-- Begin DATA --
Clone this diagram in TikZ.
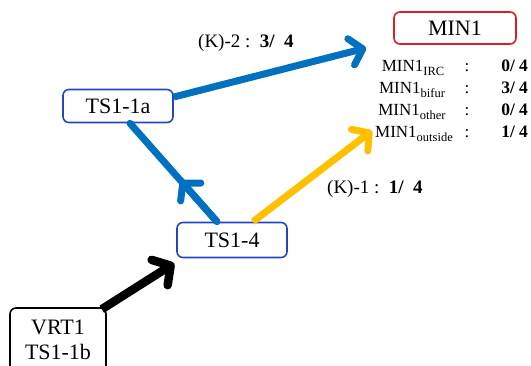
\documentclass[tikz,border=0pt]{standalone}
\usepackage{fontspec}
\setmainfont{Liberation Serif}
\usetikzlibrary{arrows.meta,calc}
\definecolor{ablue}{RGB}{0,112,192}
\definecolor{ayellow}{RGB}{255,192,0}
\definecolor{bred}{RGB}{220,30,40}
\definecolor{bblue}{RGB}{35,70,190}
\newcommand{\subtxt}[1]{\raisebox{-4.5pt}{\fontsize{12.5}{12.5}\selectfont #1}}
\begin{document}
\begin{tikzpicture}[x=1pt,y=-1pt,
  box/.style={draw,rounded corners=6pt,line width=1.6pt,inner sep=0pt,align=center,font=\fontsize{22}{25}\selectfont},
  lbl/.style={font=\fontsize{19}{22}\selectfont,inner sep=0pt,anchor=base west},
  row/.style={font=\fontsize{17}{19}\selectfont,inner sep=0pt,anchor=base},
  frac/.style={font=\fontsize{17.5}{19}\selectfont\bfseries,inner sep=0pt,anchor=base east},
  bluetip/.style={-{Straight Barb[length=12pt,width=27pt,round]}},
  blacktip/.style={-{Straight Barb[length=13pt,width=30pt,round]}}
]
\useasboundingbox (0,0) rectangle (531,365);
\clip (0,0) rectangle (531,365);
\node[box,draw=bred,minimum width=122pt,minimum height=32pt] (min) at (455,28) {MIN1};
\node[box,draw=bblue,minimum width=110pt,minimum height=33pt] (ts1a) at (118,106) {TS1-1a};
\node[box,draw=bblue,minimum width=110pt,minimum height=35pt] (ts4) at (232,240) {TS1-4};
\node[box,draw=black,minimum width=96pt,minimum height=64pt] (vrt) at (58,340) {VRT1\\TS1-1b};

\node[lbl] (k2) at (198,47) {(K)-2 :\ \ \textbf{3/\ \ 4}};
\node[lbl] (k1) at (327,193) {(K)-1 :\ \ \textbf{1/\ \ 4}};

\node[row] (r1) at (413,71) {MIN1\subtxt{IRC}};
\node[row] (r2) at (412,93) {MIN1\subtxt{bifur}};
\node[row] (r3) at (412,115) {MIN1\subtxt{other}};
\node[row] (r4) at (414,137) {MIN1\subtxt{outside}};
\foreach \y/\n in {71/c1,93/c2,115/c3,137/c4}
  \node[row] (\n) at (467,\y) {:};
\node[frac] (f1) at (528,71) {0/\hspace{4pt}4};
\node[frac] (f2) at (528,93) {3/\hspace{4pt}4};
\node[frac] (f3) at (528,115) {0/\hspace{4pt}4};
\node[frac] (f4) at (528,137) {1/\hspace{4pt}4};

% connectors
\coordinate (s1) at ($(ts4.north)+(-15,0)$);
\coordinate (e1) at ($(ts1a.south)+(12,0)$);
\coordinate (m1) at ($(s1)!0.42!(e1)$);
\draw[ablue,line width=7pt,line cap=round] (s1) -- (e1);
\draw[ablue,line width=7pt,bluetip] (s1) -- (m1);

\coordinate (s2) at ($(ts1a.east)+(0,-9)$);
\coordinate (e2) at ($(min.west)+(-27,20)$);
\draw[ablue,line width=7pt,bluetip] (s2) -- (e2);

\coordinate (s3) at ($(ts4.north)+(21,0)$);
\coordinate (e3) at ($(r4.west)+(-3,-3)$);
\draw[ayellow,line width=7pt,bluetip] (s3) -- (e3);

\coordinate (s4) at ($(vrt.north east)+(-5,2)$);
\coordinate (e4) at ($(ts4.south west)+(-2,5)$);
\draw[black,line width=8.5pt,blacktip] (s4) -- (e4);
\end{tikzpicture}
\end{document}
-- End DATA --
WRITTEN REQUEST - Leave the pictures out and please restate exactly the lines running from the start of the material through the one with "width=96pt,minimum height=64pt] (vrt)".

ANSWER TO THE EXERCISE -
Clone this diagram in TikZ.
\documentclass[tikz,border=0pt]{standalone}
\usepackage{fontspec}
\setmainfont{Liberation Serif}
\usetikzlibrary{arrows.meta,calc}
\definecolor{ablue}{RGB}{0,112,192}
\definecolor{ayellow}{RGB}{255,192,0}
\definecolor{bred}{RGB}{220,30,40}
\definecolor{bblue}{RGB}{35,70,190}
\newcommand{\subtxt}[1]{\raisebox{-4.5pt}{\fontsize{12.5}{12.5}\selectfont #1}}
\begin{document}
\begin{tikzpicture}[x=1pt,y=-1pt,
  box/.style={draw,rounded corners=6pt,line width=1.6pt,inner sep=0pt,align=center,font=\fontsize{22}{25}\selectfont},
  lbl/.style={font=\fontsize{19}{22}\selectfont,inner sep=0pt,anchor=base west},
  row/.style={font=\fontsize{17}{19}\selectfont,inner sep=0pt,anchor=base},
  frac/.style={font=\fontsize{17.5}{19}\selectfont\bfseries,inner sep=0pt,anchor=base east},
  bluetip/.style={-{Straight Barb[length=12pt,width=27pt,round]}},
  blacktip/.style={-{Straight Barb[length=13pt,width=30pt,round]}}
]
\useasboundingbox (0,0) rectangle (531,365);
\clip (0,0) rectangle (531,365);
\node[box,draw=bred,minimum width=122pt,minimum height=32pt] (min) at (455,28) {MIN1};
\node[box,draw=bblue,minimum width=110pt,minimum height=33pt] (ts1a) at (118,106) {TS1-1a};
\node[box,draw=bblue,minimum width=110pt,minimum height=35pt] (ts4) at (232,240) {TS1-4};
\node[box,draw=black,minimum width=96pt,minimum height=64pt] (vrt) at (58,340) {VRT1\\TS1-1b};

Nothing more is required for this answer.